There’s a beauty in a simple, basic, well-stocked pantry. I find it easier than my attempts at actual meal planning, which has always been a road of good intentions and not much else. Having a cupboard full of aromatic spices is a pleasure; I’m partial to all manner of curries. With spices and potatoes in the pantry and fresh veg in the refrigerator, I can follow inspiration and whip up dinners as my energy and motivation allow.
There’s a simple peacefulness in zoning out while chopping the carrots, tearing the lettuce, extracting the luscious velvet flesh from the avocado. Retreating into mindless chores is an opportunity to in fact practice mindfulness. Allow yourself time once or twice a week to slow down from our American habit of rushing out the door to “important activities” and enjoy the simple process of time in the kitchen. Chop, peel and slice and just be lost in that. Sip some tea while it all simmers and savor not just the aroma wafting your way, but the time it takes to come to completion. Quiet nights at home are antidote to the frenzy of overscheduling.
Chop. Stir. Eat.
Where can you find beauty in your daily life? Cherish it in all its simplicity and gorgeousness.
As I traveled alone through Malaga, Spain–the vast majority of my time in solitary hours among the throngs of people–I had a dawning realization: each step was so similar to the “mindful walks” of the spiritual retreat I had gone on last year–silent progress through the labyrinth paying attention to the sights, sounds and smells that surrounded me. As I strolled the Parque de Paseo I was aware of the crunch of gravel in the garden paths beneath my feet.

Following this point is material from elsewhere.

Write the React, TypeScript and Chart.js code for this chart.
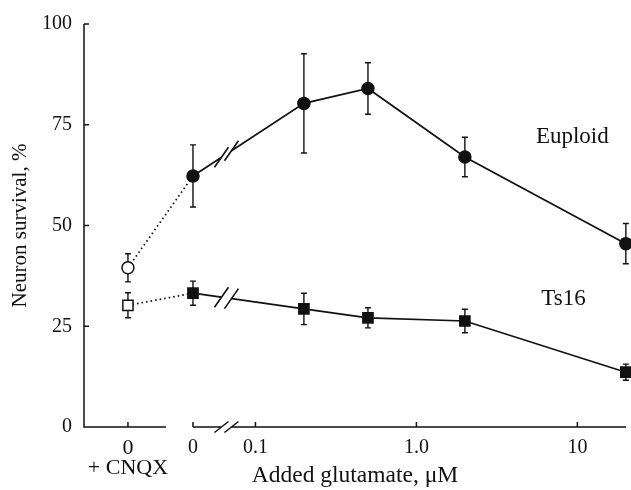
import React, { useEffect, useRef } from "react";
import { Chart, registerables } from "chart.js";

Chart.register(...registerables);

// ---- data ----
const conditions = ["0 + CNQX", "0", "0.2", "0.5", "2", "20"];
const glutamateUM = [0, 0, 0.2, 0.5, 2, 20];
const withCNQX = [true, false, false, false, false, false];
const euploidMean = [39.5, 62.3, 80.3, 84.0, 67.0, 45.5];
const euploidErr = [3.5, 7.7, 12.3, 6.4, 4.9, 5.0];
const ts16Mean = [30.2, 33.2, 29.3, 27.1, 26.3, 13.6];
const ts16Err = [3.1, 3.0, 3.9, 2.5, 2.9, 2.0];
const seriesNames = ["Euploid", "Ts16"];
const yTicks = [0, 25, 50, 75, 100];
const xTickGlutamate = [0, 0, 0.1, 1, 10];
const xTickCNQX = [true, false, false, false, false];
const xTickLabels: (string | string[])[] = [["0", "+ CNQX"], "0", "0.1", "1.0", "10"];

// ---- broken log axis layout (decades) ----
const X_MIN = -2.065;
const X_MAX = 1.302;
const CNQX_POS = -1.792;
const ZERO_POS = -1.388;
const SEG1_END = -1.556;
const BREAK_POS = -1.18;

function xPos(c: number, cnqx: boolean) {
  if (cnqx) return CNQX_POS;
  if (c === 0) return ZERO_POS;
  return Math.log10(c);
}

const FONT = "'Liberation Serif', 'Times New Roman', serif";
const INK = "#111";

const LABEL_AT = [
  { c: 9.3, v: 70.5 },
  { c: 8.2, v: 30.2 },
];

const figurePlugin = {
  id: "figure",
  beforeDatasetsDraw(chart: any) {
    const ctx = chart.ctx;
    const xs = chart.scales.x;
    const ys = chart.scales.y;
    const a = chart.chartArea;
    ctx.save();
    ctx.strokeStyle = INK;
    ctx.lineWidth = 1.5;
    ctx.lineCap = "butt";
    const y0 = ys.getPixelForValue(0);
    const bx = xs.getPixelForValue(BREAK_POS);
    ctx.beginPath();
    ctx.moveTo(a.left, ys.getPixelForValue(100));
    ctx.lineTo(a.left, y0);
    ctx.lineTo(xs.getPixelForValue(SEG1_END), y0);
    const zx = xs.getPixelForValue(ZERO_POS);
    ctx.moveTo(zx, y0);
    ctx.lineTo(bx - 5, y0);
    ctx.moveTo(bx + 5, y0);
    ctx.lineTo(a.right, y0);
    for (const s of [-5, 5]) {
      ctx.moveTo(bx + s - 7, y0 + 5.5);
      ctx.lineTo(bx + s + 7, y0 - 5.5);
    }
    yTicks.forEach((v) => {
      if (v === 0) return;
      const py = ys.getPixelForValue(v);
      ctx.moveTo(a.left, py);
      ctx.lineTo(a.left + 5, py);
    });
    xTickGlutamate.forEach((c, i) => {
      const px = xs.getPixelForValue(xPos(c, xTickCNQX[i]));
      ctx.moveTo(px, y0);
      ctx.lineTo(px, y0 - 5);
    });
    ctx.stroke();

    // error bars
    const errs = [
      [euploidMean, euploidErr],
      [ts16Mean, ts16Err],
    ];
    ctx.lineWidth = 1.4;
    errs.forEach(([m, e], d) => {
      const meta = chart.getDatasetMeta(d);
      ctx.beginPath();
      meta.data.forEach((pt: any, i: number) => {
        const t = ys.getPixelForValue(m[i] + e[i]);
        const b = ys.getPixelForValue(m[i] - e[i]);
        ctx.moveTo(pt.x, t);
        ctx.lineTo(pt.x, b);
        ctx.moveTo(pt.x - 3, t);
        ctx.lineTo(pt.x + 3, t);
        ctx.moveTo(pt.x - 3, b);
        ctx.lineTo(pt.x + 3, b);
      });
      ctx.stroke();
    });
    ctx.restore();
  },
  afterDatasetsDraw(chart: any) {
    const ctx = chart.ctx;
    const xs = chart.scales.x;
    const ys = chart.scales.y;
    const bx = xs.getPixelForValue(BREAK_POS);
    ctx.save();
    [0, 1].forEach((d) => {
      const meta = chart.getDatasetMeta(d);
      const p1 = meta.data[1];
      const p2 = meta.data[2];
      const k = (p2.y - p1.y) / (p2.x - p1.x);
      const yAt = (x: number) => p1.y + k * (x - p1.x);
      ctx.strokeStyle = "#fff";
      ctx.lineWidth = 5;
      ctx.lineCap = "butt";
      ctx.beginPath();
      ctx.moveTo(bx - 5, yAt(bx - 5));
      ctx.lineTo(bx + 5, yAt(bx + 5));
      ctx.stroke();
      ctx.strokeStyle = INK;
      ctx.lineWidth = 1.6;
      ctx.beginPath();
      for (const s of [-5, 5]) {
        const cx = bx + s;
        const cy = yAt(cx);
        ctx.moveTo(cx - 7, cy + 10);
        ctx.lineTo(cx + 7, cy - 10);
      }
      ctx.stroke();
    });
    ctx.fillStyle = INK;
    ctx.font = `23px ${FONT}`;
    ctx.textAlign = "center";
    ctx.textBaseline = "alphabetic";
    seriesNames.forEach((n, i) => {
      ctx.fillText(n, xs.getPixelForValue(Math.log10(LABEL_AT[i].c)), ys.getPixelForValue(LABEL_AT[i].v));
    });
    ctx.restore();
  },
};

function makeDataset(name: string, means: number[], style: string, radius: number) {
  return {
    label: name,
    data: glutamateUM.map((c, i) => ({ x: xPos(c, withCNQX[i]), y: means[i] })),
    showLine: true,
    borderColor: INK,
    borderWidth: 1.7,
    pointStyle: style,
    pointRadius: radius,
    pointBorderWidth: 1.5,
    pointBorderColor: INK,
    pointBackgroundColor: withCNQX.map((o) => (o ? "#fff" : INK)),
    fill: false,
    tension: 0,
    clip: false,
    segment: {
      borderDash: (c: any) => (c.p0DataIndex === 0 ? [1.6, 3] : undefined),
    },
  };
}

export default function App() {
  const ref = useRef<HTMLCanvasElement>(null);
  useEffect(() => {
    if (!ref.current) return;
    const chart = new Chart(ref.current, {
      type: "scatter",
      data: {
        labels: conditions,
        datasets: [
          makeDataset(seriesNames[0], euploidMean, "circle", 6),
          makeDataset(seriesNames[1], ts16Mean, "rect", 7.2),
        ] as any,
      },
      options: {
        animation: false,
        responsive: false,
        layout: { autoPadding: false, padding: { top: 20, right: 5, left: 0, bottom: 0 } },
        plugins: { legend: { display: false }, tooltip: { enabled: false } },
        scales: {
          x: {
            type: "linear",
            min: X_MIN,
            max: X_MAX,
            afterBuildTicks: (s: any) => {
              s.ticks = xTickGlutamate.map((c, i) => ({ value: xPos(c, xTickCNQX[i]) }));
            },
            afterFit: (s: any) => {
              s.height = 63;
            },
            grid: { display: false, drawTicks: false },
            border: { display: false },
            ticks: {
              autoSkip: false,
              maxRotation: 0,
              padding: 11,
              color: INK,
              font: (c: any) => ({ family: FONT, size: c.index === 0 ? 22 : 20, lineHeight: c.index === 0 ? 0.92 : 1.0 }),
              callback: (_v: any, i: number) => xTickLabels[i],
            },
            title: {
              display: true,
              text: "Added glutamate, μM",
              color: INK,
              font: { family: FONT, size: 23.5, lineHeight: 1.2 },
              padding: { top: 0, bottom: 0 },
            },
          },
          y: {
            min: 0,
            max: 100,
            afterBuildTicks: (s: any) => {
              s.ticks = yTicks.map((v) => ({ value: v }));
            },
            afterFit: (s: any) => {
              s.width = 84;
            },
            grid: { display: false, drawTicks: false },
            border: { display: false },
            ticks: {
              padding: 12,
              color: INK,
              font: { family: FONT, size: 20 },
            },
            title: {
              display: true,
              text: "Neuron survival, %",
              color: INK,
              font: { family: FONT, size: 21, lineHeight: 1.2 },
              padding: { top: 8, bottom: 0 },
            },
          },
        },
      } as any,
      plugins: [figurePlugin],
    });
    return () => chart.destroy();
  }, []);
  return (
    <div style={{ position: "fixed", left: 0, top: 0, width: 631, height: 490, background: "#fff" }}>
      <canvas ref={ref} width={631} height={490} style={{ display: "block" }} />
    </div>
  );
}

I lifted my face to the breezes cooling my sweat soaked forehead when I finally reached the top of the Alcazaba. I drank in the snippets of conversation of passing groups of fellow tourists: German, Russian, Dutch and the ears perked up when I chanced upon English. I had somehow managed to pass my elementary years of spiritual awareness and realized I had progressed a level: to finding opportunities for mindfulness in the mundane. No special occasion was now required to refill the waters of the reservoir. Even upon return from Europe, I acknowledged the strength of sitting on my porch with my coffee, of whiling away an hour at a downtown cafe with a glass of wine. My peace was finally self-generating.
My first memories of self-care are treasured stolen mornings in my sun room with coffee and newspaper. What began as an infrequent occurrence transformed into a daily routine as I realized what a bead of peace this small ritual brought to the start of my day. This is how simple it is to start your journey in bringing quietude and mindfulness into your daily life.